At an IRS hearing on the proposed regulations, representatives of the life industry listed several areas of concern, including proposed changes dealing with the use of insurance contracts for funding "incidental death benefits" under section 403(b) plans.
Retirement plans governed by section 403(b) of the Internal Revenue Code are similar to the better known 401(k) plans but are designed for employees of nonprofit institutions such as charities, churches or public schools and universities. Regulations for the plans have been issued in the past through Revenue Rulings and private letter rulings, and the IRS said in its introduction to the proposed regulations that they were being offered as a means to bring the rules governing 403(b) plans more in line with those governing 401(k)s.

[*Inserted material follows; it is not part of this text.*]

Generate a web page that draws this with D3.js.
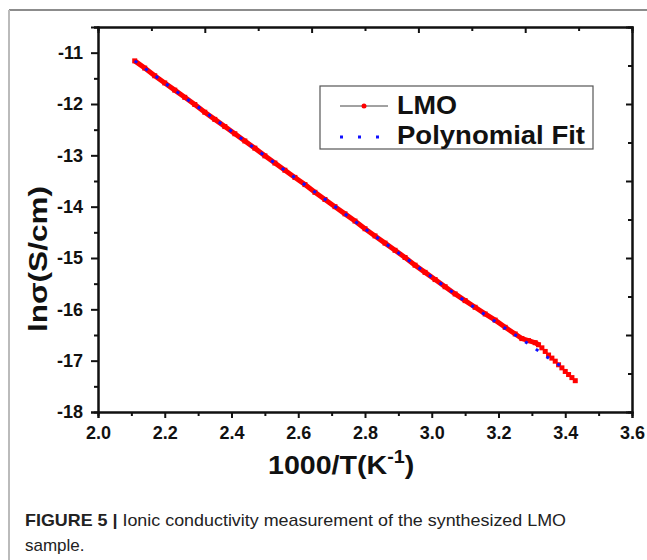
<!DOCTYPE html>
<html><head><meta charset="utf-8">
<script src="https://cdn.jsdelivr.net/npm/d3@7/dist/d3.min.js"></script>
<style>
body{margin:0;background:#fff;}
svg{display:block;}
</style></head>
<body>
<svg id="c" width="647" height="560"></svg>
<script>
// ---- data ----
const lmoX = [2.11,2.14,2.17,2.20,2.23,2.26,2.29,2.32,2.35,2.38,2.41,2.44,2.47,2.50,2.53,2.56,2.59,2.62,2.65,2.68,2.71,2.74,2.77,2.80,2.83,2.86,2.89,2.92,2.95,2.98,3.01,3.04,3.07,3.10,3.13,3.16,3.19,3.22,3.25,3.27,3.29,3.31,3.32,3.33,3.34,3.35,3.36,3.37,3.38,3.39,3.40,3.41,3.42,3.43];
const lmoY = [-11.16,-11.30,-11.45,-11.59,-11.73,-11.87,-12.01,-12.16,-12.30,-12.44,-12.58,-12.72,-12.86,-13.01,-13.15,-13.29,-13.43,-13.57,-13.72,-13.86,-14.00,-14.14,-14.28,-14.43,-14.57,-14.71,-14.85,-14.99,-15.14,-15.28,-15.42,-15.56,-15.70,-15.83,-15.96,-16.09,-16.21,-16.35,-16.48,-16.57,-16.61,-16.65,-16.69,-16.75,-16.82,-16.89,-16.95,-17.01,-17.08,-17.14,-17.21,-17.27,-17.33,-17.39];
const fitX = [2.11,2.20,2.30,2.40,2.50,2.60,2.70,2.80,2.90,3.00,3.10,3.20,3.30,3.35,3.40];
const fitY = [-11.16,-11.59,-12.06,-12.53,-13.01,-13.48,-13.95,-14.43,-14.90,-15.37,-15.84,-16.28,-16.72,-16.95,-17.16];
const xTicks = [2.0,2.2,2.4,2.6,2.8,3.0,3.2,3.4,3.6];
const yTicks = [-18,-17,-16,-15,-14,-13,-12,-11];
const legendLabels = ["LMO","Polynomial Fit"];

const svg = d3.select("#c");
const L=98, R=632, T=27, B=412;
const x = d3.scaleLinear().domain([2.0,3.6]).range([L,R]);
const y = d3.scaleLinear().domain([-18,-10.5]).range([B,T]);

// figure frame
svg.append("line").attr("x1",9).attr("x2",647).attr("y1",10).attr("y2",10).attr("stroke","#666").attr("stroke-width",1.5);
svg.append("line").attr("x1",9).attr("x2",9).attr("y1",10).attr("y2",560).attr("stroke","#bbb").attr("stroke-width",2);

const font = "'Liberation Sans', Arial, sans-serif";

// bottom axis
svg.append("g").attr("transform",`translate(0,${B})`)
  .call(d3.axisBottom(x).tickValues(xTicks).tickFormat(d=>d.toFixed(1)).tickSize(6).tickPadding(8));
svg.append("g").attr("transform",`translate(0,${B})`)
  .call(d3.axisBottom(x).tickValues(xTicks.slice(0,-1).map(v=>v+0.1)).tickSize(4).tickFormat(""));
// left axis
svg.append("g").attr("transform",`translate(${L},0)`)
  .call(d3.axisLeft(y).tickValues(yTicks).tickFormat(d=>String(d)).tickSize(7).tickPadding(8));
svg.append("g").attr("transform",`translate(${L},0)`)
  .call(d3.axisLeft(y).tickValues(yTicks.map(v=>v+0.5)).tickSize(4).tickFormat(""));
// top & right mirrored axes (10 intervals, inward ticks)
const tx = d3.scaleLinear().domain([0,10]).range([L,R]);
const ty = d3.scaleLinear().domain([0,10]).range([T,B]);
svg.append("g").attr("transform",`translate(0,${T})`)
  .call(d3.axisBottom(tx).tickValues([2,4,6,8]).tickSize(6).tickFormat(""));
svg.append("g").attr("transform",`translate(0,${T})`)
  .call(d3.axisBottom(tx).tickValues([1,3,5,7,9]).tickSize(4).tickFormat(""));
svg.append("g").attr("transform",`translate(${R},0)`)
  .call(d3.axisLeft(ty).tickValues([2,4,6,8]).tickSize(6).tickFormat(""));
svg.append("g").attr("transform",`translate(${R},0)`)
  .call(d3.axisLeft(ty).tickValues([1,3,5,7,9]).tickSize(4).tickFormat(""));

svg.selectAll(".domain").attr("stroke","#111").attr("stroke-width",2);
svg.selectAll(".tick line").attr("stroke","#111").attr("stroke-width",2);
svg.selectAll(".tick text").style("font-family",font).style("font-weight","bold").style("font-size","18px").attr("fill","#111");

// axis titles
const xtg = svg.append("g").attr("transform",`translate(268,474) scale(1.1,1)`);
const xt = xtg.append("text").attr("x",0).attr("y",0)
  .attr("font-family",font).attr("font-weight","bold").attr("font-size",26).attr("fill","#111");
xt.append("tspan").text("1000/T(K");
xt.append("tspan").text("-1").attr("font-size",18).attr("dy",-11);
xt.append("tspan").text(")").attr("dy",11);

svg.append("text").attr("transform",`translate(47,${259}) rotate(-90)`).attr("text-anchor","middle")
  .attr("font-family",font).attr("font-weight","bold").attr("font-size",26).attr("fill","#111")
  .attr("textLength",146).attr("lengthAdjust","spacingAndGlyphs")
  .text("lnσ(S/cm)");

// data
const lmo = lmoX.map((v,i)=>[v,lmoY[i]]);
const fit = fitX.map((v,i)=>[v,fitY[i]]);
const line = d3.line().x(d=>x(d[0])).y(d=>y(d[1]));
const lmoMain = lmo.filter(d=>d[0]<=3.32);
svg.append("path").datum(lmoMain).attr("d",line).attr("fill","none").attr("stroke","#ff0000").attr("stroke-width",5);
svg.append("g").selectAll("rect").data(lmo).join("rect")
  .attr("x",d=>x(d[0])-2.5).attr("y",d=>y(d[1])-2.5).attr("width",5).attr("height",5).attr("fill","#ff0000");
svg.append("path").datum(fit).attr("d",d3.line().curve(d3.curveMonotoneX).x(d=>x(d[0])).y(d=>y(d[1])))
  .attr("fill","none").attr("stroke","#1010ff").attr("stroke-width",3).attr("stroke-dasharray","3,10");

// legend
const lg = svg.append("g");
lg.append("rect").attr("x",320).attr("y",86).attr("width",273).attr("height",63).attr("fill","#fff").attr("stroke","#555").attr("stroke-width",1.2);
lg.append("line").attr("x1",340).attr("x2",388).attr("y1",106).attr("y2",106).attr("stroke","#444").attr("stroke-width",1);
lg.append("circle").attr("cx",364).attr("cy",106).attr("r",2.5).attr("fill","#ff0000");
lg.append("line").attr("x1",340).attr("x2",388).attr("y1",137).attr("y2",137).attr("stroke","#1010ff").attr("stroke-width",3).attr("stroke-dasharray","3,15");
const lgW = [60,188];
lg.selectAll("text.lg").data(legendLabels).join("text").attr("class","lg")
  .attr("x",397).attr("y",(d,i)=>114+i*30).attr("font-family",font).attr("font-weight","bold").attr("font-size",25).attr("fill","#111")
  .attr("textLength",(d,i)=>lgW[i]).attr("lengthAdjust","spacingAndGlyphs").text(d=>d);

// caption
const capFont = "'Liberation Sans', Arial, sans-serif";
const cap = svg.append("text").attr("x",25).attr("y",526).attr("font-family",capFont).attr("font-size",17).attr("fill","#222")
  .attr("textLength",541).attr("lengthAdjust","spacingAndGlyphs");
cap.append("tspan").attr("font-weight","bold").text("FIGURE 5 | ");
cap.append("tspan").text("Ionic conductivity measurement of the synthesized LMO");
svg.append("text").attr("x",25).attr("y",551).attr("font-family",capFont).attr("font-size",17).attr("fill","#222").text("sample.");
</script>
</body></html>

The proposed rules have raised some concerns for the industry, however, most notably in the use of life insurance in 403(b) plans. Life insurance contracts historically have been used to fund incidental death benefits for 403(b) plans, and while the proposed regulations would not prohibit continuing this practice, they do bar life policies from being used as annuities for 403(b) purposes.
In a letter to the IRS prior to the hearing, Lawrence Raymond, secretary of the Association for Advanced Life Underwriting, told the IRS the proposed rules have created "significant confusion about the extent to which separate life insurance contracts [as defined under Code section 7702] can be used to provide incidental death benefits." At the hearing, he reiterated that the proposed regulations should not overwhelm the fact that incidental death benefits are and should be allowed in 403(b) arrangements just as they have been historically allowed in qualified plans. Although he acknowledged it was likely unintentional, Raymond said the proposed regulations would at best create confusion and at worst impose a barrier to implementation of incidental death benefits.
The possibility of the rules, even unintentionally, barring incidental death benefits in 403(b) plans also drew concern from the American Council of Life Insurers.